### Data block ###

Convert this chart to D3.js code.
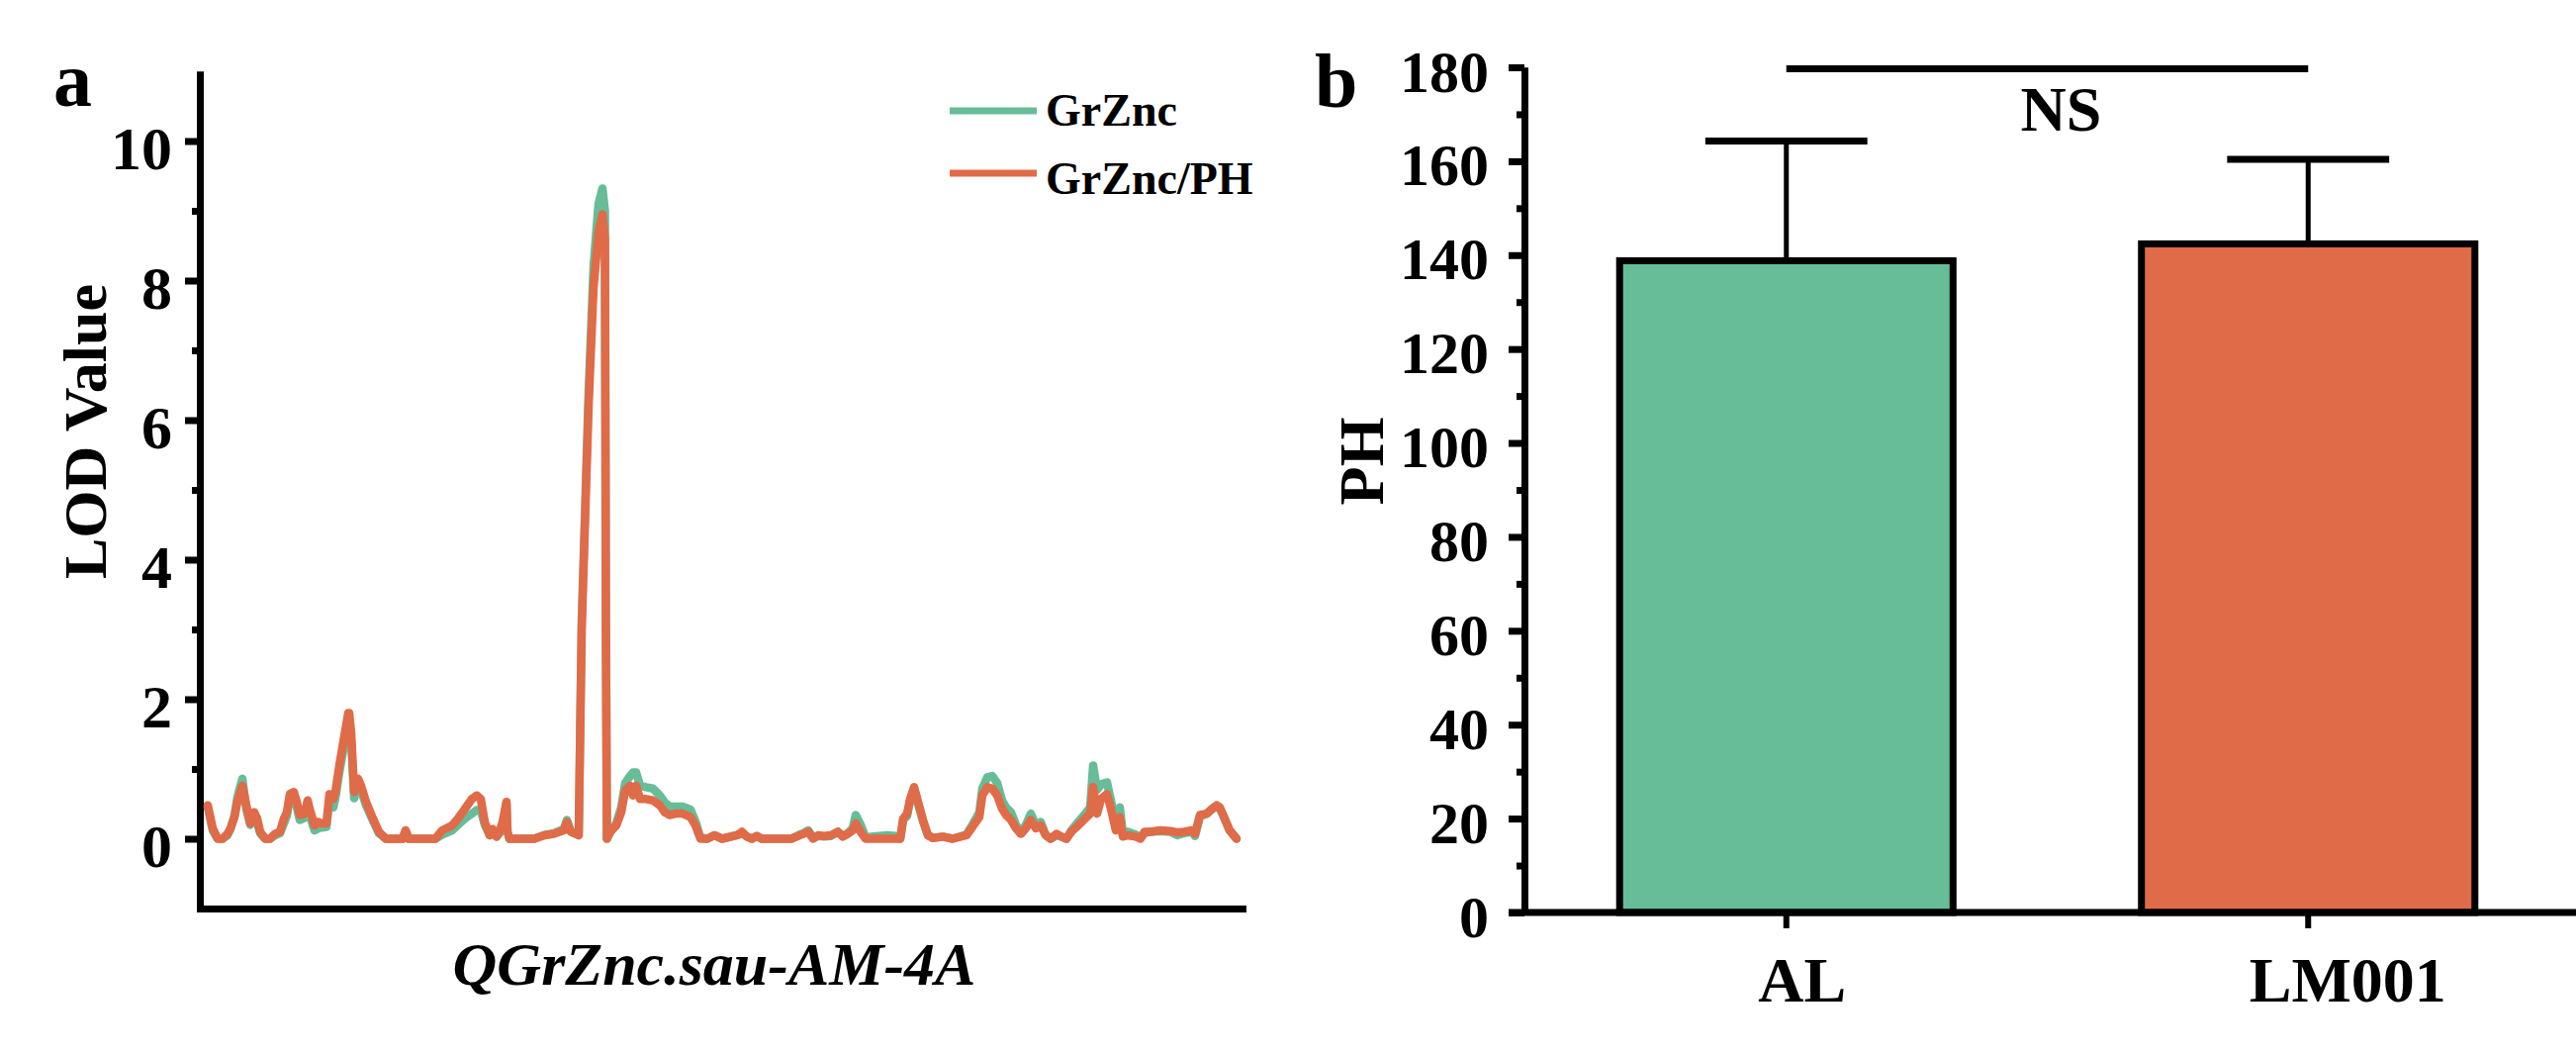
<!DOCTYPE html>
<html>
<head>
<meta charset="utf-8">
<script src="https://cdn.jsdelivr.net/npm/d3@7"></script>
<style>
    body { margin: 0; background: #fff; }
    svg text { font-family: "Times New Roman", "Liberation Serif", serif; font-weight: bold; fill: #000; }
</style>
</head>
<body>
<svg id="fig"></svg>
<script>
// ---- panel a : LOD profile along the QTL interval (position in cM) ----
const qtlPos = [0.8,1.3,1.8,2.3,2.8,3.1,3.5,3.8,4.3,4.7,5.1,5.5,5.8,6.1,6.6,7.1,7.6,8.1,8.5,8.8,
    9.1,9.5,9.8,10.1,10.6,10.9,11.1,11.4,11.6,12.0,12.3,12.8,13.1,13.5,13.7,14.1,14.6,15.0,15.1,15.3,
    15.6,16.0,16.3,16.8,17.5,18.1,18.8,20.5,20.8,21.1,23.8,24.5,25.5,26.1,26.8,27.5,28.0,28.4,28.8,29.3,
    29.6,30.0,30.3,30.6,31.0,31.1,31.3,33.8,34.8,35.8,36.8,37.1,37.5,38.3,38.6,39.3,39.8,40.3,40.7,40.95,
    41.05,41.15,41.5,42.1,42.6,43.0,43.5,43.8,44.1,44.5,45.1,45.8,46.5,47.0,47.5,48.1,48.8,49.6,50.1,50.6,
    51.3,52.0,52.8,54.3,54.8,55.3,55.8,56.3,56.8,59.8,60.5,61.0,61.5,62.0,62.5,63.1,63.8,64.5,65.0,65.5,
    66.0,66.3,66.8,67.3,69.5,70.3,70.8,71.1,71.5,71.8,72.2,72.6,73.1,73.6,74.1,75.1,76.1,77.5,78.1,78.8,
    79.1,79.6,80.1,80.6,81.1,81.5,82.0,82.5,83.0,83.5,84.0,84.5,85.0,85.5,86.0,86.6,87.1,87.6,88.1,88.8,
    89.5,90.0,90.3,90.7,91.1,91.7,92.1,92.6,93.0,93.3,93.8,94.6,95.1,95.5,96.1,97.1,98.1,98.8,99.5,100.3,
    100.6,101.1,101.8,102.3,102.8,103.1,103.6,104.1,104.8];

const lodGrZnc = [0.45,0.12,0,0,0.05,0.14,0.33,0.6,0.86,0.42,0.2,0.33,0.22,0.08,0,0,0.05,0.08,0.22,0.33,
    0.6,0.62,0.45,0.27,0.3,0.5,0.36,0.2,0.12,0.15,0.16,0.17,0.55,0.45,0.58,0.95,1.35,1.68,1.7,1.4,
    0.58,0.78,0.7,0.48,0.26,0.08,0,0,0.12,0,0,0.06,0.12,0.2,0.29,0.36,0.41,0.41,0.2,0.05,
    0.12,0.03,0.08,0.2,0.5,0.1,0,0,0.05,0.08,0.14,0.27,0.1,0.05,3.1,6.4,8.2,9.1,9.32,9.0,
    3.1,0,0.1,0.22,0.45,0.8,0.9,0.95,0.95,0.76,0.74,0.72,0.62,0.52,0.46,0.46,0.46,0.42,0.25,0.02,
    0,0.05,0,0.05,0.08,0.03,0,0.04,0,0,0.05,0.08,0.12,0.02,0.04,0.03,0.04,0.1,0.04,0.08,
    0.15,0.34,0.2,0.02,0.05,0.04,0,0.27,0.33,0.55,0.72,0.5,0.25,0.05,0.01,0.03,0,0.06,0.2,0.38,
    0.72,0.88,0.9,0.8,0.55,0.45,0.38,0.2,0.08,0.2,0.36,0.2,0.24,0.06,0,0.05,0.03,0,0.12,0.24,
    0.36,0.45,1.05,0.7,0.78,0.81,0.55,0.2,0.45,0.08,0.1,0.06,0.02,0.08,0.1,0.11,0.1,0.05,0.08,0.1,
    0.04,0.32,0.36,0.42,0.46,0.44,0.28,0.12,0];

const lodGrZncPH = [0.48,0.15,0,0,0.07,0.15,0.31,0.53,0.76,0.48,0.22,0.38,0.29,0.1,0,0,0.07,0.1,0.29,0.38,
    0.64,0.67,0.53,0.34,0.36,0.55,0.43,0.29,0.19,0.24,0.22,0.22,0.64,0.57,0.67,1.05,1.47,1.8,1.8,1.52,
    0.67,0.86,0.76,0.53,0.29,0.1,0,0,0.12,0,0,0.12,0.19,0.29,0.43,0.57,0.62,0.57,0.24,0.05,
    0.14,0.03,0.1,0.24,0.53,0.1,0,0,0.05,0.07,0.12,0.24,0.1,0.05,3.0,6.2,7.9,8.7,8.95,8.6,
    3.0,0,0.1,0.19,0.38,0.69,0.76,0.62,0.76,0.57,0.57,0.55,0.48,0.38,0.34,0.36,0.36,0.31,0.19,0,
    0,0.05,0,0.05,0.1,0.03,0,0.04,0,0,0.04,0.07,0.1,0,0.05,0.04,0.05,0.1,0.03,0.07,
    0.12,0.22,0.1,0,0,0,0,0.29,0.36,0.57,0.74,0.53,0.27,0.05,0.01,0.03,0,0.05,0.17,0.31,
    0.62,0.74,0.72,0.62,0.43,0.34,0.27,0.15,0.07,0.15,0.27,0.15,0.19,0.05,0,0.07,0.03,0,0.1,0.19,
    0.29,0.36,0.74,0.36,0.57,0.64,0.43,0.12,0.31,0.03,0.05,0.03,0,0.1,0.1,0.12,0.11,0.09,0.1,0.12,
    0.07,0.34,0.36,0.43,0.48,0.45,0.29,0.12,0];

const seriesNames = ['GrZnc', 'GrZnc/PH'];
const lodTicks = [0, 2, 4, 6, 8, 10];
const lodMinorTicks = [1, 3, 5, 7, 9];

// ---- panel b : plant height of the two parents ----
const phGroups = ['AL', 'LM001'];
const phMean = [138.8, 142.4];
const phSD = [25.5, 18.0];
const phTicks = [0, 20, 40, 60, 80, 100, 120, 140, 160, 180];
const phMinorTicks = [10, 30, 50, 70, 90, 110, 130, 150, 170];

const GREEN = '#66bd98';
const ORANGE = '#e06b48';

const svg = d3.select('#fig')
    .attr('width', 2604)
    .attr('height', 1065);

function styleAxis(g, fontSize, dy) {
    g.select('.domain').attr('stroke', '#000').attr('stroke-width', 7);
    g.selectAll('.tick line').attr('stroke', '#000').attr('stroke-width', 7);
    g.selectAll('.tick text')
        .style('font-size', fontSize + 'px')
        .attr('dy', dy);
}

// ================= panel a =================
const pa = {left: 202, right: 1256, top: 72, bottom: 918};

const xa = d3.scaleLinear()
    .domain([0, 105.4])
    .range([pa.left, pa.right]);

const ya = d3.scaleLinear()
    .domain([-1, 11])
    .range([pa.bottom, pa.top]);

const ga = svg.append('g');

ga.append('g')
    .attr('transform', `translate(${pa.left}, 0)`)
    .call(d3.axisLeft(ya).tickValues(lodMinorTicks).tickSize(8).tickSizeOuter(0).tickFormat(''))
    .call(g => styleAxis(g, 10, 0));

ga.append('g')
    .attr('transform', `translate(${pa.left}, 0)`)
    .call(d3.axisLeft(ya).tickValues(lodTicks).tickSize(15).tickPadding(13).tickSizeOuter(0))
    .call(g => styleAxis(g, 62, '0.45em'));

ga.append('g')
    .attr('transform', `translate(0, ${pa.bottom})`)
    .call(d3.axisBottom(xa).tickValues([]).tickSizeOuter(0))
    .call(g => styleAxis(g, 10, 0))
    .select('.domain').attr('stroke-linecap', 'square');

const lodLine = d3.line()
    .x((d, i) => xa(qtlPos[i]))
    .y(d => ya(d));

ga.selectAll('path.lod')
    .data([lodGrZnc, lodGrZncPH])
    .enter()
    .append('path')
    .attr('class', 'lod')
    .attr('d', lodLine)
    .attr('fill', 'none')
    .attr('stroke', (d, i) => i === 0 ? GREEN : ORANGE)
    .attr('stroke-width', 8.5)
    .attr('stroke-linejoin', 'round')
    .attr('stroke-linecap', 'round');

// legend
const legend = ga.append('g').attr('transform', 'translate(960, 112)');
seriesNames.forEach((name, i) => {
    legend.append('line')
        .attr('x1', 0).attr('x2', 88)
        .attr('y1', i * 63).attr('y2', i * 63)
        .attr('stroke', i === 0 ? GREEN : ORANGE)
        .attr('stroke-width', 7);
    legend.append('text')
        .attr('x', 97)
        .attr('y', i * 63 + 15 + i * 6)
        .style('font-size', '46px')
        .text(name);
});

ga.append('text')
    .attr('transform', `translate(107, 436) rotate(-90)`)
    .attr('text-anchor', 'middle')
    .style('font-size', '62px')
    .text('LOD Value');

ga.append('text')
    .attr('x', (pa.left + pa.right) / 2 - 7)
    .attr('y', 995)
    .attr('text-anchor', 'middle')
    .style('font-size', '62px')
    .style('font-style', 'italic')
    .text('QGrZnc.sau-AM-4A');

ga.append('text')
    .attr('x', 54).attr('y', 107)
    .style('font-size', '78px')
    .text('a');

// ================= panel b =================
const pb = {left: 1541, right: 2597, top: 68, bottom: 922};

const xb = d3.scaleBand()
    .domain(phGroups)
    .range([pb.left + 1, pb.right])
    .paddingInner(0.361)
    .paddingOuter(0.1805);

const yb = d3.scaleLinear()
    .domain([0, 180])
    .range([pb.bottom, pb.top]);

const gb = svg.append('g');
const bw = xb.bandwidth();

gb.selectAll('rect.bar')
    .data(phGroups)
    .enter()
    .append('rect')
    .attr('class', 'bar')
    .attr('x', d => xb(d))
    .attr('y', (d, i) => yb(phMean[i]))
    .attr('width', bw)
    .attr('height', (d, i) => yb(0) - yb(phMean[i]))
    .attr('fill', (d, i) => i === 0 ? GREEN : ORANGE)
    .attr('stroke', '#000')
    .attr('stroke-width', 7);

// error bars (upper whisker only)
gb.selectAll('line.err')
    .data(phGroups)
    .enter()
    .append('line')
    .attr('class', 'err')
    .attr('x1', d => xb(d) + bw / 2)
    .attr('x2', d => xb(d) + bw / 2)
    .attr('y1', (d, i) => yb(phMean[i]) - 3)
    .attr('y2', (d, i) => yb(phMean[i] + phSD[i]))
    .attr('stroke', '#000')
    .attr('stroke-width', 5);

gb.selectAll('line.cap')
    .data(phGroups)
    .enter()
    .append('line')
    .attr('class', 'cap')
    .attr('x1', d => xb(d) + bw / 2 - bw * 0.243)
    .attr('x2', d => xb(d) + bw / 2 + bw * 0.243)
    .attr('y1', (d, i) => yb(phMean[i] + phSD[i]))
    .attr('y2', (d, i) => yb(phMean[i] + phSD[i]))
    .attr('stroke', '#000')
    .attr('stroke-width', 7);

gb.append('g')
    .attr('transform', `translate(${pb.left}, 0)`)
    .call(d3.axisLeft(yb).tickValues(phMinorTicks).tickSize(8).tickSizeOuter(0).tickFormat(''))
    .call(g => styleAxis(g, 10, 0));

gb.append('g')
    .attr('transform', `translate(${pb.left}, 0)`)
    .call(d3.axisLeft(yb).tickValues(phTicks).tickSize(16).tickPadding(20).tickSizeOuter(0))
    .call(g => styleAxis(g, 60, '0.4em'));

// x axis
const labelShift = [16, 40];
gb.append('g')
    .attr('transform', `translate(0, ${pb.bottom})`)
    .call(d3.axisBottom(xb).tickSize(16).tickPadding(29).tickSizeOuter(0))
    .call(g => {
        g.select('.domain').remove();
        g.selectAll('.tick line').attr('stroke', '#000').attr('stroke-width', 6);
        g.selectAll('.tick text')
            .style('font-size', '64px')
            .attr('dx', (d, i) => labelShift[i]);
    });

gb.append('line')
    .attr('x1', pb.left - 16).attr('x2', 2604)
    .attr('y1', pb.bottom).attr('y2', pb.bottom)
    .attr('stroke', '#000')
    .attr('stroke-width', 7);

// significance bracket
const c1 = xb(phGroups[0]) + bw / 2;
const c2 = xb(phGroups[1]) + bw / 2;
gb.append('line')
    .attr('x1', c1).attr('x2', c2)
    .attr('y1', yb(180) + 1.5).attr('y2', yb(180) + 1.5)
    .attr('stroke', '#000')
    .attr('stroke-width', 7);

gb.append('text')
    .attr('x', (c1 + c2) / 2 + 14)
    .attr('y', 132)
    .attr('text-anchor', 'middle')
    .style('font-size', '64px')
    .text('NS');

gb.append('text')
    .attr('transform', `translate(1398, 466) rotate(-90)`)
    .attr('text-anchor', 'middle')
    .style('font-size', '64px')
    .text('PH');

gb.append('text')
    .attr('x', 1329).attr('y', 108)
    .style('font-size', '78px')
    .text('b');
</script>
</body>
</html>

###

→ What to produce
Quote, please, every line of the material above from its start through the line that has "100.6,101.1,101.8,102.3,102.8,103.1,103.6,104.1,104.8];", reproducing the words exactly and dropping any images.

→ Response to the task
Convert this chart to D3.js code.
<!DOCTYPE html>
<html>
<head>
<meta charset="utf-8">
<script src="https://cdn.jsdelivr.net/npm/d3@7"></script>
<style>
    body { margin: 0; background: #fff; }
    svg text { font-family: "Times New Roman", "Liberation Serif", serif; font-weight: bold; fill: #000; }
</style>
</head>
<body>
<svg id="fig"></svg>
<script>
// ---- panel a : LOD profile along the QTL interval (position in cM) ----
const qtlPos = [0.8,1.3,1.8,2.3,2.8,3.1,3.5,3.8,4.3,4.7,5.1,5.5,5.8,6.1,6.6,7.1,7.6,8.1,8.5,8.8,
    9.1,9.5,9.8,10.1,10.6,10.9,11.1,11.4,11.6,12.0,12.3,12.8,13.1,13.5,13.7,14.1,14.6,15.0,15.1,15.3,
    15.6,16.0,16.3,16.8,17.5,18.1,18.8,20.5,20.8,21.1,23.8,24.5,25.5,26.1,26.8,27.5,28.0,28.4,28.8,29.3,
    29.6,30.0,30.3,30.6,31.0,31.1,31.3,33.8,34.8,35.8,36.8,37.1,37.5,38.3,38.6,39.3,39.8,40.3,40.7,40.95,
    41.05,41.15,41.5,42.1,42.6,43.0,43.5,43.8,44.1,44.5,45.1,45.8,46.5,47.0,47.5,48.1,48.8,49.6,50.1,50.6,
    51.3,52.0,52.8,54.3,54.8,55.3,55.8,56.3,56.8,59.8,60.5,61.0,61.5,62.0,62.5,63.1,63.8,64.5,65.0,65.5,
    66.0,66.3,66.8,67.3,69.5,70.3,70.8,71.1,71.5,71.8,72.2,72.6,73.1,73.6,74.1,75.1,76.1,77.5,78.1,78.8,
    79.1,79.6,80.1,80.6,81.1,81.5,82.0,82.5,83.0,83.5,84.0,84.5,85.0,85.5,86.0,86.6,87.1,87.6,88.1,88.8,
    89.5,90.0,90.3,90.7,91.1,91.7,92.1,92.6,93.0,93.3,93.8,94.6,95.1,95.5,96.1,97.1,98.1,98.8,99.5,100.3,
    100.6,101.1,101.8,102.3,102.8,103.1,103.6,104.1,104.8];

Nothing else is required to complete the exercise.